Task description >> Single out each line with the word "standalone" and copy it.

Available records >>
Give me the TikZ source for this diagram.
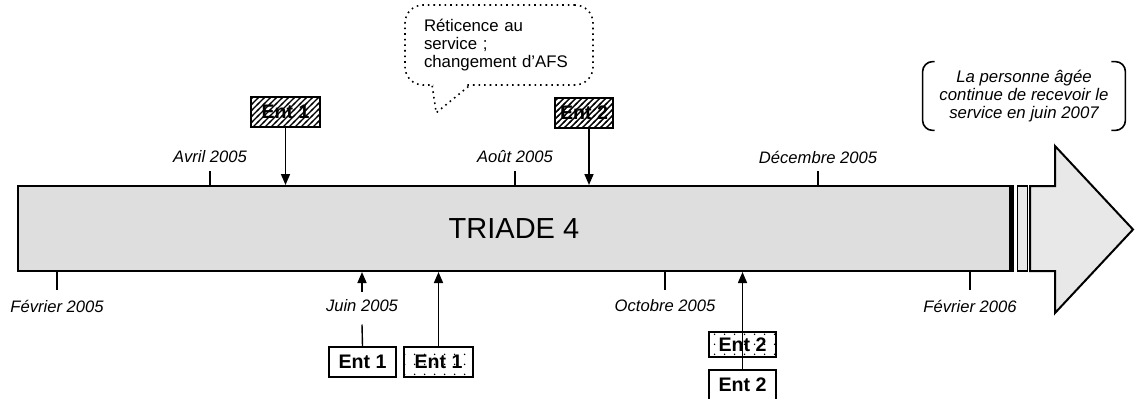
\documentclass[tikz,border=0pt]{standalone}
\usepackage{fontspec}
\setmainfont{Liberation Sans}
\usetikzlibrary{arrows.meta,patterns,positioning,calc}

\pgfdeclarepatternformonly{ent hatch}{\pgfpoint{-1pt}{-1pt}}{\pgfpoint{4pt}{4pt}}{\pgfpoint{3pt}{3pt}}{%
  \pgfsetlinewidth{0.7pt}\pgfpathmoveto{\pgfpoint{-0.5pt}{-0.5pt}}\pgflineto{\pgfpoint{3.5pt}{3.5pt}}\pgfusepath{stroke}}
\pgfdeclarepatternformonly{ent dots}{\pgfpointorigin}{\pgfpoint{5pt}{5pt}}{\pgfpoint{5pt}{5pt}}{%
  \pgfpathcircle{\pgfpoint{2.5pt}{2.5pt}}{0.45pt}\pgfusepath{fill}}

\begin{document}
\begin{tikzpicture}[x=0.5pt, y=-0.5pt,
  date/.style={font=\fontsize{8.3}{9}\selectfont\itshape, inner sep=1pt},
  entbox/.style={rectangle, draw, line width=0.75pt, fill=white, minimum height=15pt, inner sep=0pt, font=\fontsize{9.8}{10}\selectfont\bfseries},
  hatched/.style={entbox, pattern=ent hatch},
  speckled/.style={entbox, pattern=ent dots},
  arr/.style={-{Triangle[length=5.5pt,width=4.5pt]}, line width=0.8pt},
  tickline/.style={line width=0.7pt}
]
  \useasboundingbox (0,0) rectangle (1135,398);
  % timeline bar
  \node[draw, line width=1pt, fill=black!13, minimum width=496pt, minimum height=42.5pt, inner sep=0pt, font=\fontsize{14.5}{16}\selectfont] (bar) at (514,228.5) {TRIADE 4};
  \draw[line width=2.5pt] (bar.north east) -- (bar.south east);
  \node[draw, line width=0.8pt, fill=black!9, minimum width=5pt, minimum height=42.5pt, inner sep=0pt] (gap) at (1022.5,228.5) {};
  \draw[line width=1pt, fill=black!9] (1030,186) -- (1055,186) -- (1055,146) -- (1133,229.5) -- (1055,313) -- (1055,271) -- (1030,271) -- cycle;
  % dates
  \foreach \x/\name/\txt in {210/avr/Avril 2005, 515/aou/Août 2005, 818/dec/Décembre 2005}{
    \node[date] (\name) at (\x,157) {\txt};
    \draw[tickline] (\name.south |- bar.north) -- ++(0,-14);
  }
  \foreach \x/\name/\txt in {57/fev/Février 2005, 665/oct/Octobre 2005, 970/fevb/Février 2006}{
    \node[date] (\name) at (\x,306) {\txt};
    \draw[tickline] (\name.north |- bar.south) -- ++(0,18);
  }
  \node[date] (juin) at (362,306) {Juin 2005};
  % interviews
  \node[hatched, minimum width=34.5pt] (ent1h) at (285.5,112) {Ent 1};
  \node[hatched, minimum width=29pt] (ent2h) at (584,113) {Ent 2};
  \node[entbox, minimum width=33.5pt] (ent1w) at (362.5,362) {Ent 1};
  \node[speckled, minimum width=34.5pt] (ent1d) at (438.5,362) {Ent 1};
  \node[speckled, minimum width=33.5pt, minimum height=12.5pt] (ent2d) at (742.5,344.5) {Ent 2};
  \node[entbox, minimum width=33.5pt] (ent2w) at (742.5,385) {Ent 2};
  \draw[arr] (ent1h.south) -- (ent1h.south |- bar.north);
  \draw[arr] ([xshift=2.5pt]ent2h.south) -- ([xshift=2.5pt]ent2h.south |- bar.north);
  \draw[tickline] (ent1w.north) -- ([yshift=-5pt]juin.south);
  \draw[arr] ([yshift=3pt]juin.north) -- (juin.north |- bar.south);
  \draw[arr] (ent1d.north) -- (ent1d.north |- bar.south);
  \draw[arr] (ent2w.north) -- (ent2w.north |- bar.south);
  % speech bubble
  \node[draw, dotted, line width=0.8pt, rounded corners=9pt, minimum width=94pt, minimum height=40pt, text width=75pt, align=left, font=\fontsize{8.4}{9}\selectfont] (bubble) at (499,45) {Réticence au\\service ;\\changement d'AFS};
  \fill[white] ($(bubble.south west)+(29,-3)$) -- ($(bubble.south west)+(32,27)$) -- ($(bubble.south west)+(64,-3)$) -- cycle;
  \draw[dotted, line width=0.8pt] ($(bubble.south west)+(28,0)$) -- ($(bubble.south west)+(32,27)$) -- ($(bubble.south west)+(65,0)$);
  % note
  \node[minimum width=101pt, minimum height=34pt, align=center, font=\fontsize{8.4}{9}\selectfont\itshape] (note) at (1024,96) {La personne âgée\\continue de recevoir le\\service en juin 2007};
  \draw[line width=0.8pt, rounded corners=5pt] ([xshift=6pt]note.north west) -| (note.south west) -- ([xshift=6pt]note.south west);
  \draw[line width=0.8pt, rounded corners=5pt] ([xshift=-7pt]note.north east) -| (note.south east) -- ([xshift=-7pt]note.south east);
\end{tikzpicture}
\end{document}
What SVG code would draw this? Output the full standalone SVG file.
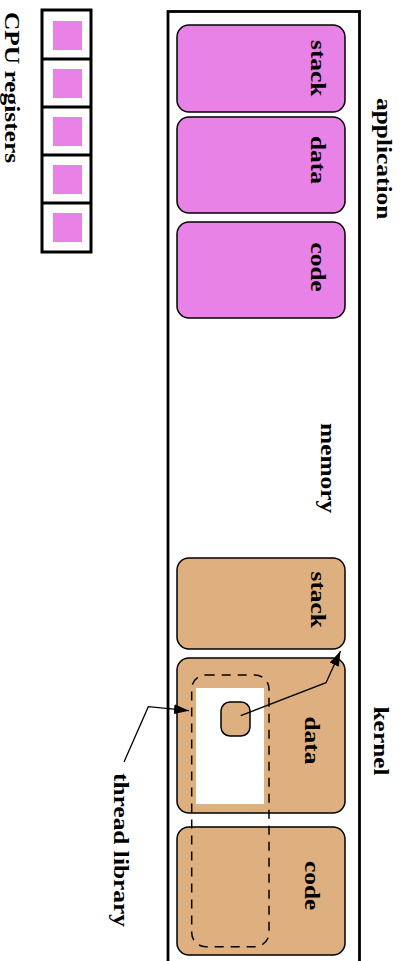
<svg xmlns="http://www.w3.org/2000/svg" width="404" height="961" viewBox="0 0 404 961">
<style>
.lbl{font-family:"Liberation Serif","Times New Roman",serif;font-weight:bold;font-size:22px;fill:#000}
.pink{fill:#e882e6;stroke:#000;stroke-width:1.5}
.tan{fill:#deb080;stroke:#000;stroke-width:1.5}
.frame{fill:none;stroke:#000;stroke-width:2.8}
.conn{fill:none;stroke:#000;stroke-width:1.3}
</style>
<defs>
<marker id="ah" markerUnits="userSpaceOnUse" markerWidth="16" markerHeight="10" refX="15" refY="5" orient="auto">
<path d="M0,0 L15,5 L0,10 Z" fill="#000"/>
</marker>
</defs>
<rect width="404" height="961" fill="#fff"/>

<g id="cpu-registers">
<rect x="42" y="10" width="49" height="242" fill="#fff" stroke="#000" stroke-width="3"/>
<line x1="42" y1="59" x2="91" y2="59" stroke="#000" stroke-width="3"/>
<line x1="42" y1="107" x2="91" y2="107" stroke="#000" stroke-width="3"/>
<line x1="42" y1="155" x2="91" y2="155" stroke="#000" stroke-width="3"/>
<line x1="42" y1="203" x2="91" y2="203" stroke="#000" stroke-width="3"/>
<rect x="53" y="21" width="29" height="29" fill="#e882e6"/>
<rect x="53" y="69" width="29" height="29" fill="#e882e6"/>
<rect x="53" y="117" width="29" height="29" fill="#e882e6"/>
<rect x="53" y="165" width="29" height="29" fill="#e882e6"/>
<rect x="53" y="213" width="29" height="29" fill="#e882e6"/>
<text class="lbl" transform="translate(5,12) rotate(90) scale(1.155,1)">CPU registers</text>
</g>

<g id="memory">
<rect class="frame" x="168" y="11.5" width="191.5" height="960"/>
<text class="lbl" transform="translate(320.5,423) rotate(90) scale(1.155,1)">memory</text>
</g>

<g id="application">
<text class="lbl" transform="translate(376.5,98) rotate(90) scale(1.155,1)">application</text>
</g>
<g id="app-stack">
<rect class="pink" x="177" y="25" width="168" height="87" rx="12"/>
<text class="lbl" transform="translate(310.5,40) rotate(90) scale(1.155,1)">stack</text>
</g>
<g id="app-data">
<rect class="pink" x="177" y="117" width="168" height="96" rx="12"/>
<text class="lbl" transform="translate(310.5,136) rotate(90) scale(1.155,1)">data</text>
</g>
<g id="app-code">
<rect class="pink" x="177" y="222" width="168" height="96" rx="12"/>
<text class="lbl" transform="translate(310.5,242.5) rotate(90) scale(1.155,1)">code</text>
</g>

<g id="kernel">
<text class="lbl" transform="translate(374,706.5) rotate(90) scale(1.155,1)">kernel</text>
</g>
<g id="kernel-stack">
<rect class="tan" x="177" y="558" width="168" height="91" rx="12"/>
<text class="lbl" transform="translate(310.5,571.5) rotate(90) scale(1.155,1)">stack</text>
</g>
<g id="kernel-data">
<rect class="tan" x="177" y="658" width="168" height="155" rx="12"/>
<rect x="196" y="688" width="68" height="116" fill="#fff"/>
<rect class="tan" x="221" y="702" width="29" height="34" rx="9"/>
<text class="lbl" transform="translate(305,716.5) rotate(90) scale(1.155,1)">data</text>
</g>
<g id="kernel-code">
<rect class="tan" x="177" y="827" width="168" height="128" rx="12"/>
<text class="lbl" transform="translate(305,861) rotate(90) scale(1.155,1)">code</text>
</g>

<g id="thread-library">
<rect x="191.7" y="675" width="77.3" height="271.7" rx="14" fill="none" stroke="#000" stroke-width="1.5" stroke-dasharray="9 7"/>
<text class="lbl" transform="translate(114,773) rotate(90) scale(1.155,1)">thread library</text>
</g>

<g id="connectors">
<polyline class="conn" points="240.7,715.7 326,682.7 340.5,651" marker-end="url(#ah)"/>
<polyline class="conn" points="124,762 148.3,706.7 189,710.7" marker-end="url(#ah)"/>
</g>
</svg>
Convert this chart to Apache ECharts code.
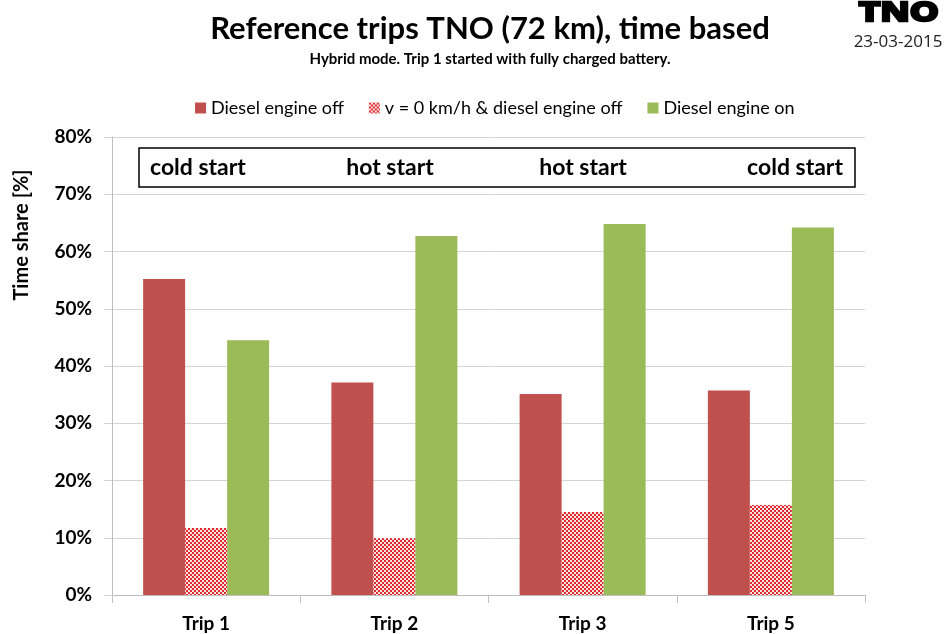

Final answer >>
\documentclass[tikz,border=0pt]{standalone}
What SVG code would draw this? Output the full standalone SVG file.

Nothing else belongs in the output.